I see that you are increasing your frequencies and expanding your routes and for an airline to do this, it means you are bringing in aircraft. So how are you able to do this?
We just finished the first D-check in Nigeria. We did the first C-check about two years ago and since then we have done many C-checks in the country. We have done for our own aircraft and for third party. Now, we have just done the first D-check in the country in the Boeing 737-500 and that is why you are seeing us increasing our fleet. So, what it means is that we can fly all our aircraft for as long as we want because we can do the highest check on the aircraft, which is the D-check.

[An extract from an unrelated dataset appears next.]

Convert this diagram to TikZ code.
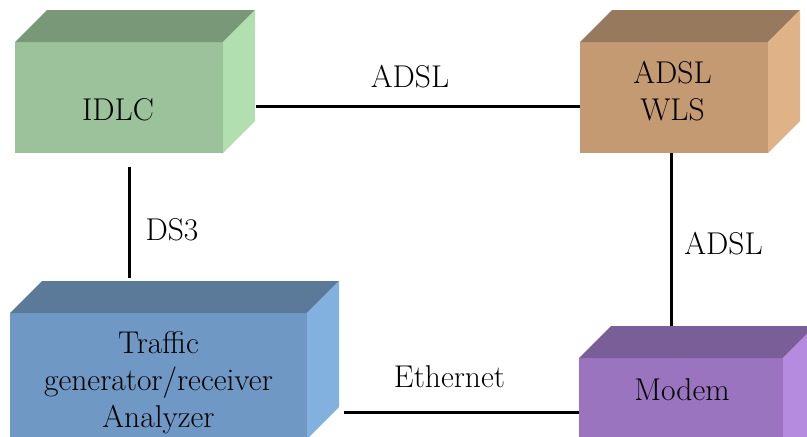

So, we have done one and that is why you are seeing us increasing our frequency. We are also doing something that has not been done in the country. We are looking at airlines that are undergoing restructuring like Med-View and the rest and we tell them that if they have capacity, we can lease the aircraft from them and utilise them rather than them parking the aircraft and the aircraft deteriorating. We have leased one aircraft from Med-View and we will work with him. We have leased engines from Chachangi because its aircraft is on ground. We are also introducing other things that have not been seen in the aviation industry in Nigeria but it is what is obtainable outside the country. We now have five airplanes flying and hopefully, we are going to increase it to six.
For you to have more planes flying, it means you are employing more people. From those that you sacked when you were restructuring, how many have you been able to call back?
We have paid redundancy for over 120 people. When I came in, we sacked about 70 percent of the workforce and it was really tough for us. Those that we put on redundancy, we started paying them gradually. We have paid over 120 of them. We have recalled a lot of people. We have called back another 100 on contract basis because of the MRO. So, what we do is that we call them for six months when we have a lot of jobs on aircraft maintenance and they are very happy about that. Our projection is to call back as many as 250 of the over 700 that were affected by the restructuring.
When you started the C-check, some airlines were reluctant to patronise you. What has been the level of acceptance?
When we started, there was a lot of skepticism. People thought that we couldn’t do C-checks; some thought it was not possible, some weren’t sure on what we were doing. So, what we have done is to make sure that we earn the confidence of the people. So, all the airlines that are operating in the country and outside the country have seen that we can do it. And we can do it better than what is obtainable outside the country. So, some that brought in their airplanes when it was dark have now agreed to even go on television to say that Aero Contractors MRO is maintaining their airplanes. This is because we have proved that we can do better than what they can obtain outside the country
What is your plan to get a bigger hangar to take in more aircraft?
Expansion of the hangar is our next project. We will expand the hangar because what we have now was done on a temporary basis but it is almost permanent now. So, we are going to extend the hangar so it can take a 757. We will ask the Federal Airports Authority of Nigeria, (FAAN) to see if they can give us a space. If you look at the Ikeja Shopping Mall, did you ever think that we could have that structure there? But when the government decided that they were going to build a mall there, space was provided. If FAAN wants us to expand, we can do that. It is just a matter of commitment and political will but I think what we have here, we will expand it and it will take a 757 aircraft or a bigger airplane.